== Exercise task ==
Drop the pictures and give back word for word the lines from the line holding "Clone this chart in matplotlib." to the line holding "ax2 = ax.twinx()", both included.

== Dataset content ==
++++

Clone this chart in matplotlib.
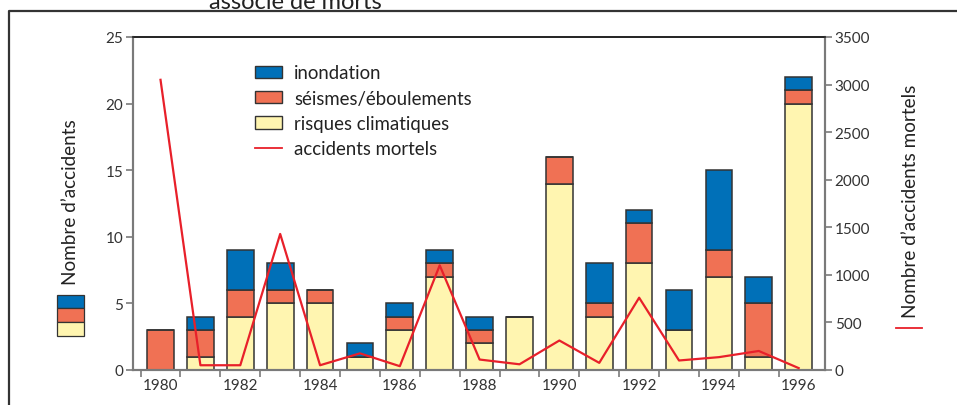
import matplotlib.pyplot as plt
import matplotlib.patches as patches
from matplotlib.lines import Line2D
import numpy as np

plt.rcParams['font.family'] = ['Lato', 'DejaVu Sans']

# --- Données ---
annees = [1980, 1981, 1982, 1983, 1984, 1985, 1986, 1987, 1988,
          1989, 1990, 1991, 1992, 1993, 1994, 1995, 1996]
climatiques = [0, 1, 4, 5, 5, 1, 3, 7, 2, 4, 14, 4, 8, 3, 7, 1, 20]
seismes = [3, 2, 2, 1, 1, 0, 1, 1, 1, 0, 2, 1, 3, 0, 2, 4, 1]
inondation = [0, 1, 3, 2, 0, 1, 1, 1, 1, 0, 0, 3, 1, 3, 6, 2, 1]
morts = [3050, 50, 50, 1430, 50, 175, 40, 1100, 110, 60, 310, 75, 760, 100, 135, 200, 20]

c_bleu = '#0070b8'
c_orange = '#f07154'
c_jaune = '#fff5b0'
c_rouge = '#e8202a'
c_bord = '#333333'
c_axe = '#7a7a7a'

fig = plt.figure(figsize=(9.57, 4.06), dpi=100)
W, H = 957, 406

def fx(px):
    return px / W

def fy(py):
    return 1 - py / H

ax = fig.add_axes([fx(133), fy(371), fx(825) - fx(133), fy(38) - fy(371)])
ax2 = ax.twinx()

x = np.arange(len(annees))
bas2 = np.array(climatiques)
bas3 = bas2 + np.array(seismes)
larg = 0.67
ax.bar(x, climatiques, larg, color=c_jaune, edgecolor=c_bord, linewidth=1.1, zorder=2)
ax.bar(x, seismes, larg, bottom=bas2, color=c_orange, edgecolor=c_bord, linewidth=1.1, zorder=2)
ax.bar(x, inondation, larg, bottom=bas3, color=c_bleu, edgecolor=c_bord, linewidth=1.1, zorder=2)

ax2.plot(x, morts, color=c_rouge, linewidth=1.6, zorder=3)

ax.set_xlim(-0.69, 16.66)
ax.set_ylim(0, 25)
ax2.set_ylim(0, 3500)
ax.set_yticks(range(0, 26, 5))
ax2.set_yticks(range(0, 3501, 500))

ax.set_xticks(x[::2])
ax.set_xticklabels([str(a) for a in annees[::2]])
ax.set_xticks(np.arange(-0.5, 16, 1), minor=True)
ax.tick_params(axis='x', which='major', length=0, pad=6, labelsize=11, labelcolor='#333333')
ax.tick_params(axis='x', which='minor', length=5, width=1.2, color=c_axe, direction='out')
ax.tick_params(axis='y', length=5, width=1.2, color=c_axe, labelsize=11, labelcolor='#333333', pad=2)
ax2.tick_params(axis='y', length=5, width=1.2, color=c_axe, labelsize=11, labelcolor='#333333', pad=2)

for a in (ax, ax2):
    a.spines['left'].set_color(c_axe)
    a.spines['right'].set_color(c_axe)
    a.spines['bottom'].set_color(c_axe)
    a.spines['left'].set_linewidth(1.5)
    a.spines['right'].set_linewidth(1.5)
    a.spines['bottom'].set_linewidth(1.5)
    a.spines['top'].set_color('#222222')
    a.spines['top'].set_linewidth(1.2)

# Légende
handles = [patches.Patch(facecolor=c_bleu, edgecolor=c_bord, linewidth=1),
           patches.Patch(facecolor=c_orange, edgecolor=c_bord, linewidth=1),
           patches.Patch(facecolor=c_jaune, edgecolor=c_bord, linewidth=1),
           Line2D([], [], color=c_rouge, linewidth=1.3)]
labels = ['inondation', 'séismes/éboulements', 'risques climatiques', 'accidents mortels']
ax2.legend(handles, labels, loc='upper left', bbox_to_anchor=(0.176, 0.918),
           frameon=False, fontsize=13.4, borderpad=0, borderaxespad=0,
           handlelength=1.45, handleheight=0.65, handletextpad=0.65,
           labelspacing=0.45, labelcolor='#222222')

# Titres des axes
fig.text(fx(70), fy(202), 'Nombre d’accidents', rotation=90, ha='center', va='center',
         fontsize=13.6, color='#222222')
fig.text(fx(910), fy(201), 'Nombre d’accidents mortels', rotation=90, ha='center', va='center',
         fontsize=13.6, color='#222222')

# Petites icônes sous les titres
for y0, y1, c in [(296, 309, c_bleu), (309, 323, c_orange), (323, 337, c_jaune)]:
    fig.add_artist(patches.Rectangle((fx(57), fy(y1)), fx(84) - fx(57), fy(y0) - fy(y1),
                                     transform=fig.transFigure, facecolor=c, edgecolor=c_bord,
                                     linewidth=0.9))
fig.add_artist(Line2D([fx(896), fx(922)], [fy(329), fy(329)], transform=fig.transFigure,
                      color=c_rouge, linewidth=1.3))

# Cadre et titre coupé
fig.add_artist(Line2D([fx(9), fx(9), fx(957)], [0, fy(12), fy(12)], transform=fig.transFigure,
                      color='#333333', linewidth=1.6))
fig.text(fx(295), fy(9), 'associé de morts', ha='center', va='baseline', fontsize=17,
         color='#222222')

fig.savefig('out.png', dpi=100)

++++

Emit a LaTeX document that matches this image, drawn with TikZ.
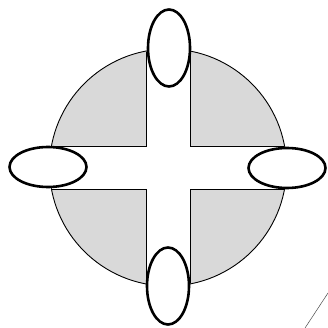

++++

== Answer below ==
Clone this chart in matplotlib.
import matplotlib.pyplot as plt
import matplotlib.patches as patches
from matplotlib.lines import Line2D
import numpy as np

plt.rcParams['font.family'] = ['Lato', 'DejaVu Sans']

# --- Données ---
annees = [1980, 1981, 1982, 1983, 1984, 1985, 1986, 1987, 1988,
          1989, 1990, 1991, 1992, 1993, 1994, 1995, 1996]
climatiques = [0, 1, 4, 5, 5, 1, 3, 7, 2, 4, 14, 4, 8, 3, 7, 1, 20]
seismes = [3, 2, 2, 1, 1, 0, 1, 1, 1, 0, 2, 1, 3, 0, 2, 4, 1]
inondation = [0, 1, 3, 2, 0, 1, 1, 1, 1, 0, 0, 3, 1, 3, 6, 2, 1]
morts = [3050, 50, 50, 1430, 50, 175, 40, 1100, 110, 60, 310, 75, 760, 100, 135, 200, 20]

c_bleu = '#0070b8'
c_orange = '#f07154'
c_jaune = '#fff5b0'
c_rouge = '#e8202a'
c_bord = '#333333'
c_axe = '#7a7a7a'

fig = plt.figure(figsize=(9.57, 4.06), dpi=100)
W, H = 957, 406

def fx(px):
    return px / W

def fy(py):
    return 1 - py / H

ax = fig.add_axes([fx(133), fy(371), fx(825) - fx(133), fy(38) - fy(371)])
ax2 = ax.twinx()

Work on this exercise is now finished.